Actress Ellen Page released a personal statement on Facebook Friday saying she was harassed and outed by director Brett Ratner. She also detailed several other incidents of sexual misconduct from other men in the industry during her teenage years working as an actor.

Page claims that when she was 18 years old, during a cast and crew meeting for X Men: The Last Stand, Ratner told a woman 10 years Page’s senior that she should “fuck her to make her realize she’s gay.”

“You should fuck her to make her realize she’s gay.” He said this about me during a cast and crew “meet and greet”…

Posted by Ellen Page on Friday, November 10, 2017

“I was a young adult who had not yet come out to myself,” Page wrote. “I knew I was gay, but did not know, so to speak.” Page responded to Ratner’s comments by looking down at her feet and not saying a word. Page wrote that with his comments, Ratner outed her to the rest of the cast “with no regard” for her well-being — an act she believes was an anti-gay “cruel manipulation,” designed to “oppress and repress.”

Page, who came out publicly in 2014, also claims she heard the director refer to another woman’s “flappy pussy” after the woman walked by the monitor.
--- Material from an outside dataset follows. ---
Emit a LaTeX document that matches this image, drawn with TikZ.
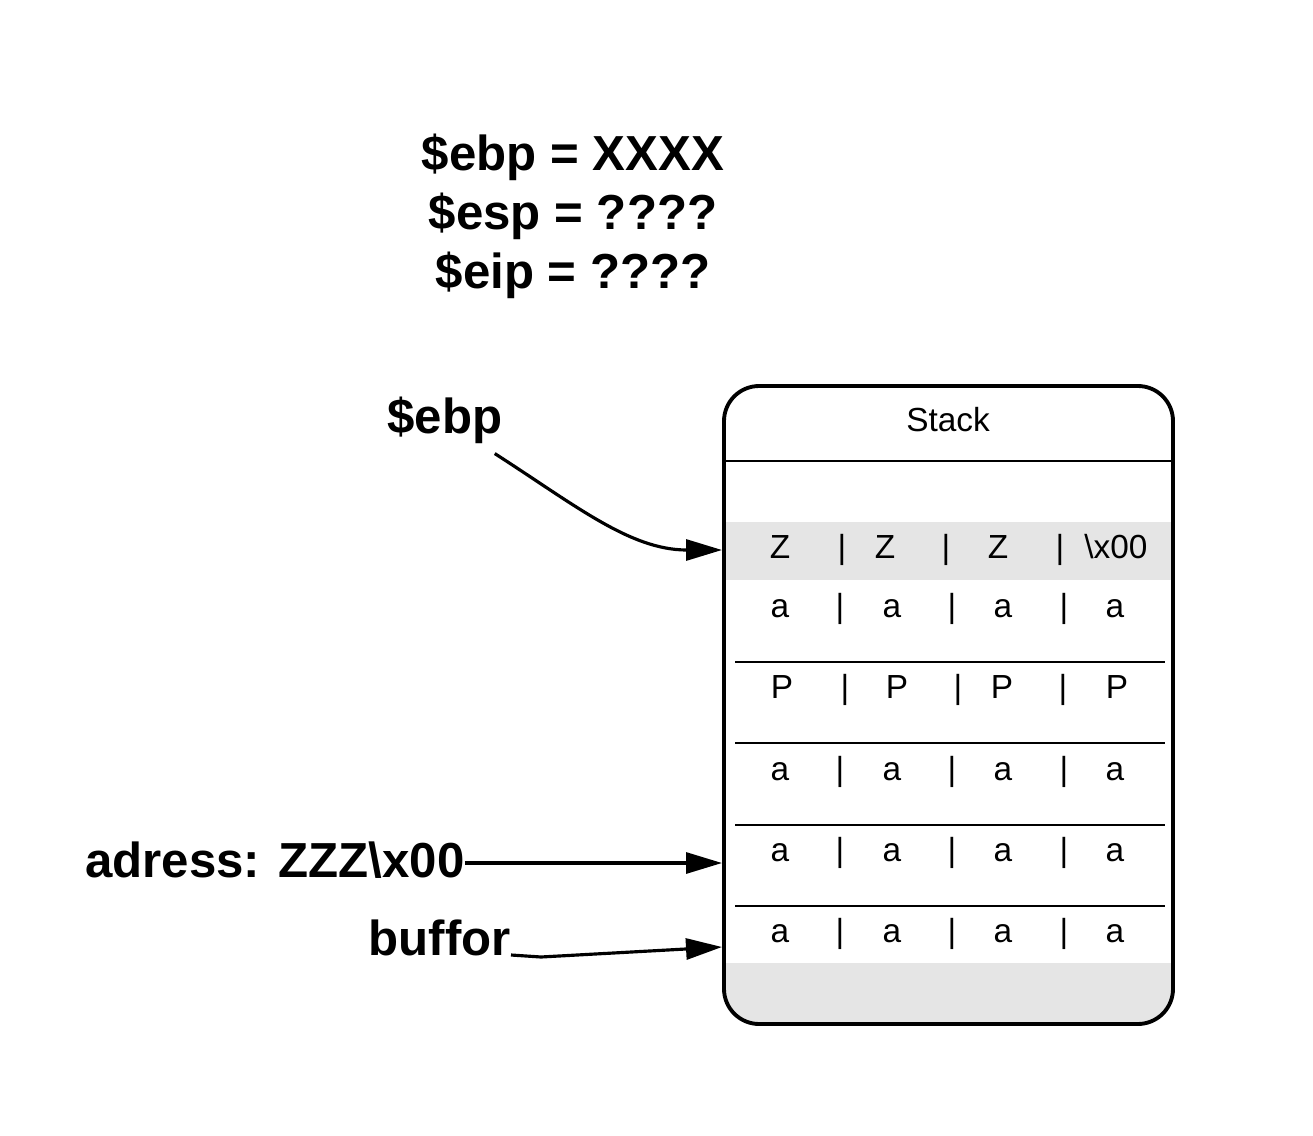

Page also details a confrontation she had with Ratner, when he insisted she put on a shirt that read “Team Ratner” and she refused. She said later she was reprimanded by producers in her trailer for disobeying the director.

“I was being reprimanded, yet he was not being punished nor fired for the blatantly homophobic and abusive behavior we all witnessed,” Page wrote. “I was an actor that no one knew. I was eighteen and had no tools to know how to handle the situation.”

Page goes on to detail an incident with a different unnamed director who she says fondled her leg under a table when she was 16 years old. Only a few months later, Page says she was sexually assaulted by a grip on set and propositioned by another director to sleep with an older man and tell him the details.

“It was a painful realization: my safety was not guaranteed at work,” Page wrote. “An adult authority figure for whom I worked intended to exploit me, physically.”

In another portion of her post, Page said the focus should be on the stories of queer and trans people of color who have led LGBT and women’s rights movements, while acknowledging her own position of privilege as a white lesbian cis woman.

“This is a long-awaited reckoning,” Page concludes in her statement, referring to the surge of women coming forward with incidents of sexual misconduct and harassment. “It has to be.”

“Don’t allow this behavior to be normalized. Don’t compare wrongs or criminal acts by their degrees of severity. Don’t allow yourselves to be numb to the voices of victims coming forward. Don’t stop demanding our civil rights.”